Cette mise à nu est l’occasion de soulever le paradoxe de sa position : d’un côté, il y a sa passion, au sens étymologique du terme, pour la danse classique, la scène, l’exploration du corps et du mouvement, et les heures de travail intenses mais jouissives ; de l’autre, il y a les stéréotypes véhiculés par les ballets qu’il doit danser, les méthodes de travail qui viennent « broyer les faibles » (Ghislaine Thesmar), les injustices entretenues par l’institution et dont il est témoin au quotidien. De ce malaise naissent les interrogations qui le tourmentent tout au long de sa réflexion : comment incarner un personnage reflétant un idéal archaïque de masculinité puissante et dominatrice, aux antipodes de ses valeurs et de sa personnalité ? Comment se plier aux exigences de la tradition lorsqu’on veut bousculer l’ordre établi ? Comment revendiquer la diversité dans un temple consacré à la beauté des « arts nobles » ? Ce conflit intérieur, Germain Louvet a le courage de l’assumer et d’en exposer toute la complexité. 

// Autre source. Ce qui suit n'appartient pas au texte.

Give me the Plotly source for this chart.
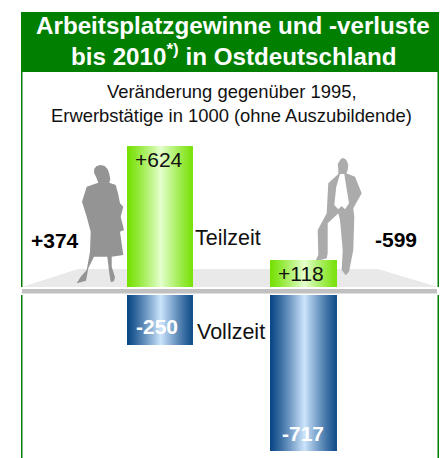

C’est cette honnêteté bouleversante qui donne force à ses critiques : parce qu’il aime profondément la danse, il vient pointer du doigt les failles du milieu qui l’a formé. Aux contradictions qui le traversent, il répond par une authenticité provocatrice. Son but ? Penser la danse classique à la lumière des grands enjeux du monde contemporain. Derrière ses tutus aériens, ses sequins étincelants et autres pointes en satin rose, le ballet est ancré dans le réel, touché de plein fouet par la question des retraites, des canons esthétiques sclérosés, des discriminations silencieuses… Et il peut s’opposer. A l’instar du mouvement social qui avait mené le corps de ballet à se danser sur la Place de l’Opéra en 2019, Germain Louvet élève à nouveau la voix pour mettre la danse sur le devant de la scène et défendre « cette exception [française], à la fois sociale et culturelle » (p.222). Son récit s’achève sur un cri galvanisant, rappelant la nécessité de danser comme on aspire à vivre : libre.

Quelques réserves

Dans les derniers chapitres, Germain Louvet mentionne les mesures de démocratisation prises par l’Opéra afin d’accueillir un public plus diversifié, notamment la réduction du prix des places et le programme « avant-premières jeunes ». Si l’on peut déplorer avec lui l’insuffisance de ces moyens, il faudrait cependant souligner d’autres formes d’ouverture de l’institution, telles que l’adaptation par Clément Cogitore du ballet Les Indes Galantes de Jean-Philippe Rameau, avec un groupe de danseurs de krump, voguing, hip hop et autres styles de danses urbaines. Certes, ils n’auront fait que passer sur la scène de l’Opéra Bastille, mais leur discours contemporain aura résonné avec force aux oreilles d’un public partagé entre fascination et perplexité. Ces actions concrètes, qu’il faut encourager, restent cependant en marge dans la réflexion du danseur étoile.

Encore un mot...

A travers ce témoignage captivant, Germain Louvet livre une réflexion profonde sur son art. S’il n’est pas la première étoile à prendre la plume pour raconter sa passion, il se distingue par sa sensibilité et son engagement, bien décidé à faire de la danse un hymne à la liberté.

Une phrase

« Comment faire parler cet autre, ce dissident à l’ordre établi, dans le costume de Basilio, de Solor, de Siegfried, de Lucien d’Hervilly, d’Armand Duval, d’Eugène Onéguine ou d’Albrecht ? Peut-être en commençant à parler avec ma propre voix, en m’autorisant à exister sur scène, tel que je suis ». (p.172)

L'auteur

Né en 1993 à Chalon-sur-Saône, Germain Louvet grandit dans un hameau bourguignon, où sa famille est installée depuis plusieurs générations. S’il fait ses premiers pas de danse au son de la chaîne hi-fi du salon, il entre à sept ans au Conservatoire National de Région, puis à douze, à l'École de danse de l’Opéra de Paris. Entre l’internat, le collège et la salle de répétition, il vit au rythme des trajets en RER, des amitiés qui se font et se défont, des spectacles à Garnier ou à Bastille, et des examens annuels de l’Ecole de danse. Engagé en 2011 dans le Corps de ballet de l’Opéra national de Paris, Germain Louvet gravit les échelons un à un, interprète les rôles les plus prestigieux. Le 28 décembre 2016, il est nommé danseur Étoile à l’issue d’une représentation du Lac des Cygnes de Noureev où il incarne le Prince Siegfried. Il est également mannequin pour des photographes et créateurs de haute couture. Ce printemps, on le retrouvera sur les écrans de cinéma, dans le film En corps de Cédric Klapisch, et sur la scène de l’Opéra Bastille, dans La Bayadère.